- Libra coin is backed by traditional assets and acts like a fiat money
- Facebook just wants to build a global pseudo-banking and payments network
It’s already known that Facebook today revealed its Libra coin’s whitepaper presenting it as a “a low-volatility cryptocurrency, supported by the Libra Blockchain – a decentralised, programmable database”.
However, if we take a look at its whitepaper, we may conclude that – Libra is not really a cryptocurrency, moreover it’s not stablecoin.
Bloomberg’s editor Joe Weisenthalt says that IMO it’s not a cryptocurrency, so much as it is an attempt to create a global, unified version of the fragmented payment apps that exist all around the world.
He is explaining that the basic essence is that, unlike the most of cryptocurrencies and altcoins, Libra will be backed by traditional financial assets in traditional financial institutions that include “investment grade credit ratings”.
This reserve backing, thinks Weisenthal, is designed to eliminate any volatility currency might have – which can be seen as factor that obstructs commercial adoption of most cryptocurrencies.

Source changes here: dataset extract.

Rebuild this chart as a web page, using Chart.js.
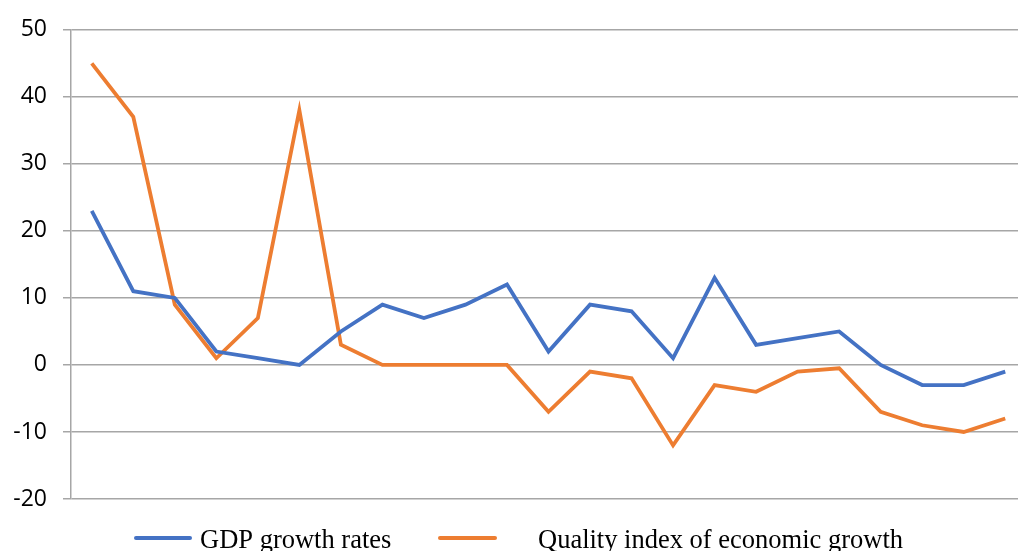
<!DOCTYPE html>
<html>
<head>
<meta charset="utf-8">
<script src="https://cdn.jsdelivr.net/npm/chart.js@4"></script>
<style>
  html, body { margin: 0; padding: 0; background: #fff; overflow: hidden; }
  #wrap { width: 1018px; height: 551px; overflow: hidden; }
</style>
</head>
<body>
<div id="wrap"><canvas id="growthChart" width="1030" height="551"></canvas></div>
<script>
// periods along the x axis (not labelled in the picture)
const periods = ['1', '2', '3', '4', '5', '6', '7', '8', '9', '10', '11', '12',
                 '13', '14', '15', '16', '17', '18', '19', '20', '21', '22', '23'];

const gdpGrowth = [23, 11, 10, 2, 1, 0, 5, 9, 7, 9, 12, 2, 9, 8, 1, 13, 3, 4, 5, 0, -3, -3, -1];
const qualityIndex = [45, 37, 9, 1, 7, 38, 3, 0, 0, 0, 0, -7, -1, -2, -12, -3, -4, -1, -0.5, -7, -9, -10, -8];

const yTicks = [-20, -10, 0, 10, 20, 30, 40, 50];

const gridGray = '#a6a6a6';

// legend drawn under the plot, spaced like the original figure
const bottomLegend = {
    id: 'bottomLegend',
    afterDraw(chart) {
        const c = chart.ctx;
        const items = [
            { x0: 136, x1: 190, tx: 200 },
            { x0: 440, x1: 495, tx: 538 }
        ];
        c.save();
        c.font = '26.5px "Liberation Serif", "Times New Roman", serif';
        c.fillStyle = '#000';
        c.textBaseline = 'alphabetic';
        chart.data.datasets.forEach((ds, i) => {
            const it = items[i];
            c.strokeStyle = ds.borderColor;
            c.lineWidth = 4;
            c.lineCap = 'round';
            c.beginPath();
            c.moveTo(it.x0, 538);
            c.lineTo(it.x1, 538);
            c.stroke();
            c.fillText(ds.label, it.tx, 548);
        });
        c.restore();
    }
};

const ctx = document.getElementById('growthChart').getContext('2d');
const growthChart = new Chart(ctx, {
    type: 'line',
    data: {
        labels: periods,
        datasets: [{
            label: 'GDP growth rates',
            data: gdpGrowth,
            borderColor: '#4472C4',
            borderWidth: 3.8,
            pointRadius: 0,
            tension: 0,
            fill: false
        }, {
            label: 'Quality index of economic growth',
            data: qualityIndex,
            borderColor: '#ED7D31',
            borderWidth: 3.8,
            pointRadius: 0,
            tension: 0,
            fill: false
        }]
    },
    options: {
        responsive: false,
        animation: false,
        layout: { padding: { left: 0, top: 27, right: 4, bottom: 52 } },
        plugins: {
            legend: { display: false },
            tooltip: { enabled: false }
        },
        scales: {
            x: {
                display: false,
                offset: true
            },
            y: {
                min: -20,
                max: 50,
                afterBuildTicks: (scale) => { scale.ticks = yTicks.map(v => ({ value: v })); },
                afterFit: (scale) => { scale.width = 71; },
                grid: { color: gridGray, lineWidth: 1.5, tickLength: 8 },
                border: { color: gridGray, width: 1.5 },
                ticks: {
                    padding: 16,
                    color: '#000',
                    font: { family: '"Open Sans", "Noto Sans", sans-serif', size: 23 }
                }
            }
        }
    },
    plugins: [bottomLegend]
});
</script>
</body>
</html>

He says that the problem lays in fact that once traditional financial institutions are involved, there come regulatory problems in terms of who can obtain and use the coin.

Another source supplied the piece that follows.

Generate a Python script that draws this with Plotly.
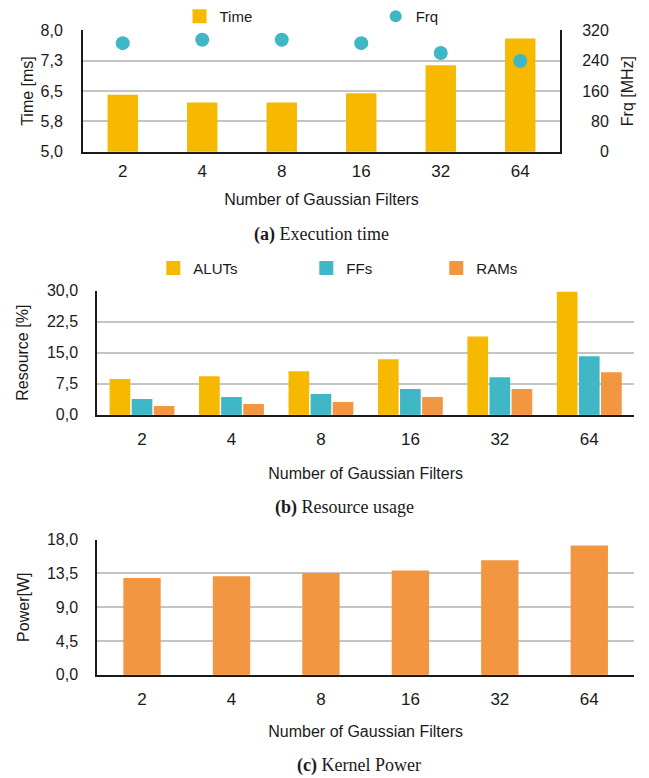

Libra Blockchain Will Not Be Regulated
He gives an example of drug dealers and money launderers buying Libra and using it to hide money from the law enforcement.

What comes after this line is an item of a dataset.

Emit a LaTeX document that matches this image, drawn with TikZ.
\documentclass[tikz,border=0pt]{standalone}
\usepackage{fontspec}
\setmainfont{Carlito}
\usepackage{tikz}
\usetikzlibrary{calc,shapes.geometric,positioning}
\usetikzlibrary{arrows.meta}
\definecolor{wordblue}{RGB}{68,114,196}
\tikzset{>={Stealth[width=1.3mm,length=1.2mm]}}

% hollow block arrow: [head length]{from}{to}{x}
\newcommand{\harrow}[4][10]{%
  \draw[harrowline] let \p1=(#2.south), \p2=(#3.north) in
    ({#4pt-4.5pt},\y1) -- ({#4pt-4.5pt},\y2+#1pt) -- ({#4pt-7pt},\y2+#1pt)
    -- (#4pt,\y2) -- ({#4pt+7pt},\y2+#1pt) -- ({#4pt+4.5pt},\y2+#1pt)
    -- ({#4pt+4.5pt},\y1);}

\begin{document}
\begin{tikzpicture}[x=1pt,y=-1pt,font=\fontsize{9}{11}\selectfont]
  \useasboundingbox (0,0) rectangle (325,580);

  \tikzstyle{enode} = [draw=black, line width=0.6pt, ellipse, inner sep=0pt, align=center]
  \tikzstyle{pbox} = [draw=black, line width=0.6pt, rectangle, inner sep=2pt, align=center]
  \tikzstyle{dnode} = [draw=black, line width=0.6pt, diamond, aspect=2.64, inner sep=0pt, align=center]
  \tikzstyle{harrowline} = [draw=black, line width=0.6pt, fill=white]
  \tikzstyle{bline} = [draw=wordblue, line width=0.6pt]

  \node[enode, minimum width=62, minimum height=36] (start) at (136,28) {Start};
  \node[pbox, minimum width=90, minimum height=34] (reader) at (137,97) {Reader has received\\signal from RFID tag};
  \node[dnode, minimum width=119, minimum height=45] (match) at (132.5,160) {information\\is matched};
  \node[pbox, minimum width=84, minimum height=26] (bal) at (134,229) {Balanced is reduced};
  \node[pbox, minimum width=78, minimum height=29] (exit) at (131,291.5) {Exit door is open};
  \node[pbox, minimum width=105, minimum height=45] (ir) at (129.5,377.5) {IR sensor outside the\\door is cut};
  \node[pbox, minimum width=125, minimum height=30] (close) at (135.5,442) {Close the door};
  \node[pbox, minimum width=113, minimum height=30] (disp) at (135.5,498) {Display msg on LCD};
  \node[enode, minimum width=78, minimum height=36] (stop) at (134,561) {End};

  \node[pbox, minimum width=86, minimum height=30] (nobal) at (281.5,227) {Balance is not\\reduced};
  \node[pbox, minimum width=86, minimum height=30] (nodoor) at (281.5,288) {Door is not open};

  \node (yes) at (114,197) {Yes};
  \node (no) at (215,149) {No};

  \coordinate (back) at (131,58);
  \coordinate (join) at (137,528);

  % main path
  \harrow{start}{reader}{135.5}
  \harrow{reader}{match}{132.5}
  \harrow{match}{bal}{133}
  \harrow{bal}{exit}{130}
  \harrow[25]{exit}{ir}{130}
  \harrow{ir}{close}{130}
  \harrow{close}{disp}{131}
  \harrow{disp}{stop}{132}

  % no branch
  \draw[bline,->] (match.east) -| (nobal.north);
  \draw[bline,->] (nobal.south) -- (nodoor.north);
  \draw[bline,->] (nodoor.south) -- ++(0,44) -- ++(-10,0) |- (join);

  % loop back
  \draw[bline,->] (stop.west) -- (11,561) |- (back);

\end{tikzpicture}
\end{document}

Regulators don’t want that and therefore in the Whitepaper is said that developers building on the Libra Blockchain will have a responsibility to comply with the laws and regulations in the jurisdictions in which they operate. Libra Blockchain itself will not be regulated.
The problem here, notes Weisenthal is that once you apply traditional regulations to tokens backed by money in the bank – those tokens start to look and act as a normal fiat money.
As example, Weisenthal says that the most money we use today (via credit cards, Venmo, Paypal etc.) is just a digital representation of money that banks promise to back up. This seems to be the same think – but on blockchain.
Internet Money Doesn’t Have to Be Blockchain Money
The opportunity here is not something extremely revolutionary, but just the Facebook’s way to use its global reach to create unified version of payment networks that people are already using around the world.
It seems that it’s true that Facebook just wants to build a global pseudo-banking and payments network. However, it’s hard to see a reason why someone would want to do this using blockchain tokens, which as the authors point out themselves in the documents, have so far proven volatile and difficult to scale.
Take China’s social media-turned-payments giant WeChat Pay for example. For longer time now, Facebook is trying to compete with on a global level and WeChat doesn’t use the blockchain. PayPal doesn’t use it, nor Venmo.
Internet money doesn’t necessarily have to be blockchain money. Which is maybe why Libra coin isn’t really blockchain money in any meaningful sense of the word.